[Rows from a dataset of charts and code]
────────────────

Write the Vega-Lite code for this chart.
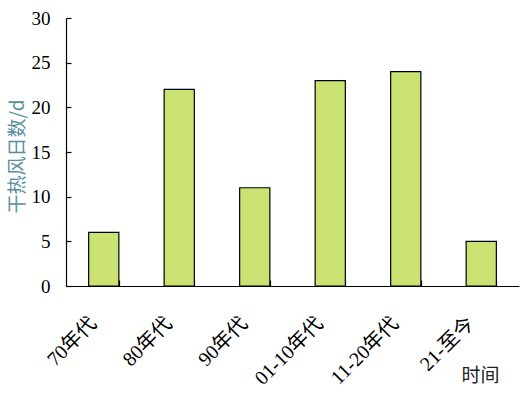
{
  "$schema": "https://vega.github.io/schema/vega-lite/v6.json",
  "width": 453,
  "height": 268,
  "autosize": {"type": "none"},
  "padding": {"left": 66, "top": 18, "right": 10, "bottom": 118},
  "background": "white",
  "config": {
    "view": {"stroke": null},
    "font": "Liberation Serif"
  },
  "data": {
    "values": [
      {"period": "70年代", "days": 6},
      {"period": "80年代", "days": 22},
      {"period": "90年代", "days": 11},
      {"period": "01-10年代", "days": 23},
      {"period": "11-20年代", "days": 24},
      {"period": "21-至今", "days": 5}
    ]
  },
  "mark": {"type": "bar", "fill": "#cae272", "stroke": "black", "strokeWidth": 1.2},
  "encoding": {
    "x": {
      "field": "period",
      "type": "nominal",
      "sort": null,
      "scale": {"paddingInner": 0.6, "paddingOuter": 0.3},
      "axis": {
        "title": "时间",
        "titleFont": "Noto Sans CJK SC",
        "titleFontSize": 19,
        "titleFontWeight": "normal",
        "titleColor": "#222",
        "titleX": 414,
        "titleY": 89,
        "titleAlign": "center",
        "titleBaseline": "middle",
        "labelAngle": -45,
        "labelAlign": "right",
        "labelBaseline": "top",
        "labelPadding": 33,
        "labelOffset": -18,
        "labelFont": "Liberation Serif, Noto Sans CJK SC",
        "labelFontSize": 20,
        "labelColor": "black",
        "tickBand": "extent",
        "tickSize": -6,
        "tickColor": "black",
        "domainColor": "black",
        "domainWidth": 1.2,
        "tickWidth": 1.2
      }
    },
    "y": {
      "field": "days",
      "type": "quantitative",
      "scale": {"domain": [0, 30]},
      "axis": {
        "title": "干热风日数/d",
        "titleFont": "Noto Sans CJK SC",
        "titleFontSize": 19,
        "titleFontWeight": "normal",
        "titleColor": "#5a8f9f",
        "titleX": -49,
        "titleY": 138,
        "titleAlign": "center",
        "titleBaseline": "middle",
        "values": [0, 5, 10, 15, 20, 25, 30],
        "labelFont": "Liberation Serif",
        "labelFontSize": 19,
        "labelColor": "black",
        "labelPadding": 21,
        "tickSize": -5,
        "tickColor": "black",
        "tickWidth": 1.2,
        "domainColor": "black",
        "domainWidth": 1.2,
        "grid": false
      }
    }
  }
}
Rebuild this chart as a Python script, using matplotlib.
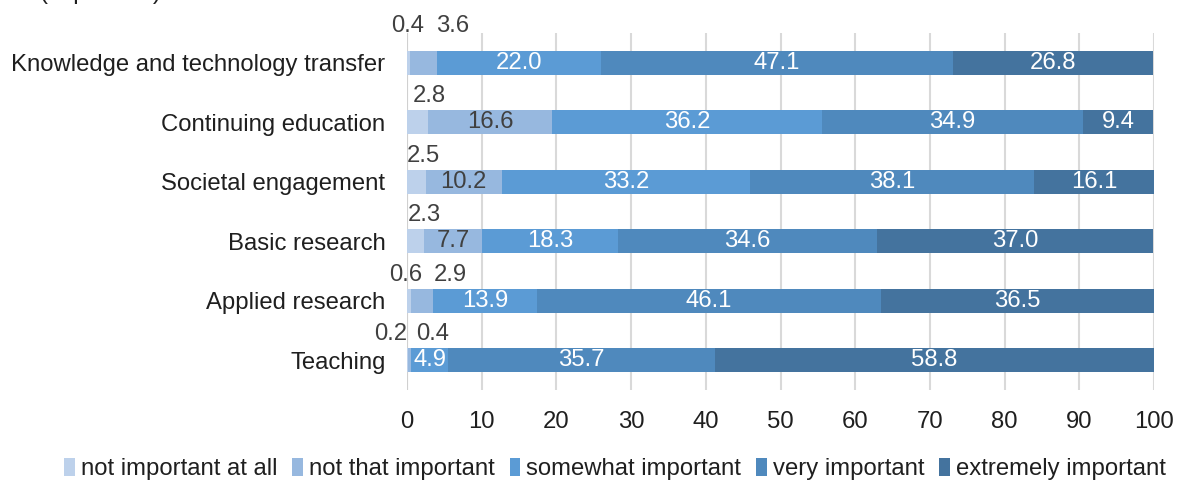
import matplotlib
matplotlib.use("Agg")
import matplotlib.pyplot as plt
import numpy as np

categories = ["Knowledge and technology transfer", "Continuing education",
              "Societal engagement", "Basic research", "Applied research", "Teaching"]
series_names = ["not important at all", "not that important", "somewhat important",
                "very important", "extremely important"]
not_at_all = [0.4, 2.8, 2.5, 2.3, 0.6, 0.2]
not_that = [3.6, 16.6, 10.2, 7.7, 2.9, 0.4]
somewhat = [22.0, 36.2, 33.2, 18.3, 13.9, 4.9]
very = [47.1, 34.9, 38.1, 34.6, 46.1, 35.7]
extremely = [26.8, 9.4, 16.1, 37.0, 36.5, 58.8]
x_ticks = [0, 10, 20, 30, 40, 50, 60, 70, 80, 90, 100]

colors = ["#BDD1EB", "#97B8DF", "#5B9BD5", "#4F89BD", "#44739E"]
text_colors = ["#404040", "#404040", "white", "white", "white"]

FONT = ["Liberation Sans", "DejaVu Sans"]
plt.rcParams['font.family'] = FONT
FS = 17.2

fig = plt.figure(figsize=(11.81, 4.82), dpi=100)
ax = fig.add_axes([407/1181, 1-390/482, (1154-407)/1181, (390-33)/482])

series = [not_at_all, not_that, somewhat, very, extremely]
y = np.arange(len(categories))
left = np.zeros(len(categories))
# label placement: labels above the bar (for thin segments), with offsets in pixels
above = {(0, 0): (-1, 37), (0, 1): (29, 37),
         (1, 0): (12, 26), (2, 0): (7, 26), (3, 0): (9, 26),
         (4, 0): (-4, 26), (4, 1): (28, 26),
         (5, 0): (-17, 26), (5, 1): (23, 26)}
for si, vals in enumerate(series):
    vals = np.array(vals)
    ax.barh(y, vals, left=left, height=0.4, color=colors[si], label=series_names[si], zorder=3)
    for ci, v in enumerate(vals):
        cx = left[ci] + v / 2
        if (ci, si) in above:
            dx, dy = above[(ci, si)]
            ax.annotate(f"{v:.1f}", (cx, y[ci]), xytext=(dx, dy), textcoords="offset pixels",
                        ha="center", va="center", fontsize=FS, color="#404040", zorder=4)
        else:
            ax.text(cx, y[ci], f"{v:.1f}", ha="center", va="center", fontsize=FS,
                    color=text_colors[si], zorder=4)
    left = left + vals

ax.set_ylim(len(categories) - 0.5, -0.5)
ax.set_xlim(0, 100)
ax.set_xticks(x_ticks)
ax.set_yticks(y)
ax.set_yticklabels(categories)
ax.tick_params(axis="both", length=0, labelsize=FS, colors="#1F1F1F")
ax.tick_params(axis="y", pad=15.5)
ax.tick_params(axis="x", pad=15)
ax.grid(axis="x", color="#D9D9D9", linewidth=1.5, zorder=0)
for s in ax.spines.values():
    s.set_visible(False)
ax.axvline(0, color="#D0D0D0", linewidth=1.5, zorder=2)

leg = fig.legend(loc="center", bbox_to_anchor=(615/1181, 1 - 469/482), ncol=5, frameon=False,
                 handlelength=0.45, handleheight=0.8, handletextpad=0.25, columnspacing=0.62,
                 prop={"family": ["Liberation Sans Narrow", "Liberation Sans"], "size": 17.2})
for t in leg.get_texts():
    t.set_color("#1F1F1F")

fig.text(40/1181, 1 + 1/482, "(in percent)", fontsize=FS, color="#1F1F1F", va="baseline", ha="left")

fig.savefig("out.png", dpi=100)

────────────────

** Do this **
Leave images out of the retyped records; keep all else exact.

** Response to this task **
Write the Vega-Lite code for this chart.
{
  "$schema": "https://vega.github.io/schema/vega-lite/v6.json",
  "width": 453,
  "height": 268,
  "autosize": {"type": "none"},
  "padding": {"left": 66, "top": 18, "right": 10, "bottom": 118},
  "background": "white",
  "config": {
    "view": {"stroke": null},
    "font": "Liberation Serif"
  },
  "data": {
    "values": [
      {"period": "70年代", "days": 6},
      {"period": "80年代", "days": 22},
      {"period": "90年代", "days": 11},
      {"period": "01-10年代", "days": 23},
      {"period": "11-20年代", "days": 24},
      {"period": "21-至今", "days": 5}
    ]
  },
  "mark": {"type": "bar", "fill": "#cae272", "stroke": "black", "strokeWidth": 1.2},
  "encoding": {
    "x": {
      "field": "period",
      "type": "nominal",
      "sort": null,
      "scale": {"paddingInner": 0.6, "paddingOuter": 0.3},
      "axis": {
        "title": "时间",
        "titleFont": "Noto Sans CJK SC",
        "titleFontSize": 19,
        "titleFontWeight": "normal",
        "titleColor": "#222",
        "titleX": 414,
        "titleY": 89,
        "titleAlign": "center",
        "titleBaseline": "middle",
        "labelAngle": -45,
        "labelAlign": "right",
        "labelBaseline": "top",
        "labelPadding": 33,
        "labelOffset": -18,
        "labelFont": "Liberation Serif, Noto Sans CJK SC",
        "labelFontSize": 20,
        "labelColor": "black",
        "tickBand": "extent",
        "tickSize": -6,
        "tickColor": "black",
        "domainColor": "black",
        "domainWidth": 1.2,
        "tickWidth": 1.2
      }
    },
    "y": {
      "field": "days",
      "type": "quantitative",
      "scale": {"domain": [0, 30]},
      "axis": {
        "title": "干热风日数/d",
        "titleFont": "Noto Sans CJK SC",
        "titleFontSize": 19,
        "titleFontWeight": "normal",
        "titleColor": "#5a8f9f",
        "titleX": -49,
        "titleY": 138,
        "titleAlign": "center",
        "titleBaseline": "middle",
        "values": [0, 5, 10, 15, 20, 25, 30],
        "labelFont": "Liberation Serif",
        "labelFontSize": 19,
        "labelColor": "black",
        "labelPadding": 21,
        "tickSize": -5,
        "tickColor": "black",
        "tickWidth": 1.2,
        "domainColor": "black",
        "domainWidth": 1.2,
        "grid": false
      }
    }
  }
}
Rebuild this chart as a Python script, using matplotlib.
import matplotlib
matplotlib.use("Agg")
import matplotlib.pyplot as plt
import numpy as np

categories = ["Knowledge and technology transfer", "Continuing education",
              "Societal engagement", "Basic research", "Applied research", "Teaching"]
series_names = ["not important at all", "not that important", "somewhat important",
                "very important", "extremely important"]
not_at_all = [0.4, 2.8, 2.5, 2.3, 0.6, 0.2]
not_that = [3.6, 16.6, 10.2, 7.7, 2.9, 0.4]
somewhat = [22.0, 36.2, 33.2, 18.3, 13.9, 4.9]
very = [47.1, 34.9, 38.1, 34.6, 46.1, 35.7]
extremely = [26.8, 9.4, 16.1, 37.0, 36.5, 58.8]
x_ticks = [0, 10, 20, 30, 40, 50, 60, 70, 80, 90, 100]

colors = ["#BDD1EB", "#97B8DF", "#5B9BD5", "#4F89BD", "#44739E"]
text_colors = ["#404040", "#404040", "white", "white", "white"]

FONT = ["Liberation Sans", "DejaVu Sans"]
plt.rcParams['font.family'] = FONT
FS = 17.2

fig = plt.figure(figsize=(11.81, 4.82), dpi=100)
ax = fig.add_axes([407/1181, 1-390/482, (1154-407)/1181, (390-33)/482])

series = [not_at_all, not_that, somewhat, very, extremely]
y = np.arange(len(categories))
left = np.zeros(len(categories))
# label placement: labels above the bar (for thin segments), with offsets in pixels
above = {(0, 0): (-1, 37), (0, 1): (29, 37),
         (1, 0): (12, 26), (2, 0): (7, 26), (3, 0): (9, 26),
         (4, 0): (-4, 26), (4, 1): (28, 26),
         (5, 0): (-17, 26), (5, 1): (23, 26)}
for si, vals in enumerate(series):
    vals = np.array(vals)
    ax.barh(y, vals, left=left, height=0.4, color=colors[si], label=series_names[si], zorder=3)
    for ci, v in enumerate(vals):
        cx = left[ci] + v / 2
        if (ci, si) in above:
            dx, dy = above[(ci, si)]
            ax.annotate(f"{v:.1f}", (cx, y[ci]), xytext=(dx, dy), textcoords="offset pixels",
                        ha="center", va="center", fontsize=FS, color="#404040", zorder=4)
        else:
            ax.text(cx, y[ci], f"{v:.1f}", ha="center", va="center", fontsize=FS,
                    color=text_colors[si], zorder=4)
    left = left + vals

ax.set_ylim(len(categories) - 0.5, -0.5)
ax.set_xlim(0, 100)
ax.set_xticks(x_ticks)
ax.set_yticks(y)
ax.set_yticklabels(categories)
ax.tick_params(axis="both", length=0, labelsize=FS, colors="#1F1F1F")
ax.tick_params(axis="y", pad=15.5)
ax.tick_params(axis="x", pad=15)
ax.grid(axis="x", color="#D9D9D9", linewidth=1.5, zorder=0)
for s in ax.spines.values():
    s.set_visible(False)
ax.axvline(0, color="#D0D0D0", linewidth=1.5, zorder=2)

leg = fig.legend(loc="center", bbox_to_anchor=(615/1181, 1 - 469/482), ncol=5, frameon=False,
                 handlelength=0.45, handleheight=0.8, handletextpad=0.25, columnspacing=0.62,
                 prop={"family": ["Liberation Sans Narrow", "Liberation Sans"], "size": 17.2})
for t in leg.get_texts():
    t.set_color("#1F1F1F")

fig.text(40/1181, 1 + 1/482, "(in percent)", fontsize=FS, color="#1F1F1F", va="baseline", ha="left")

fig.savefig("out.png", dpi=100)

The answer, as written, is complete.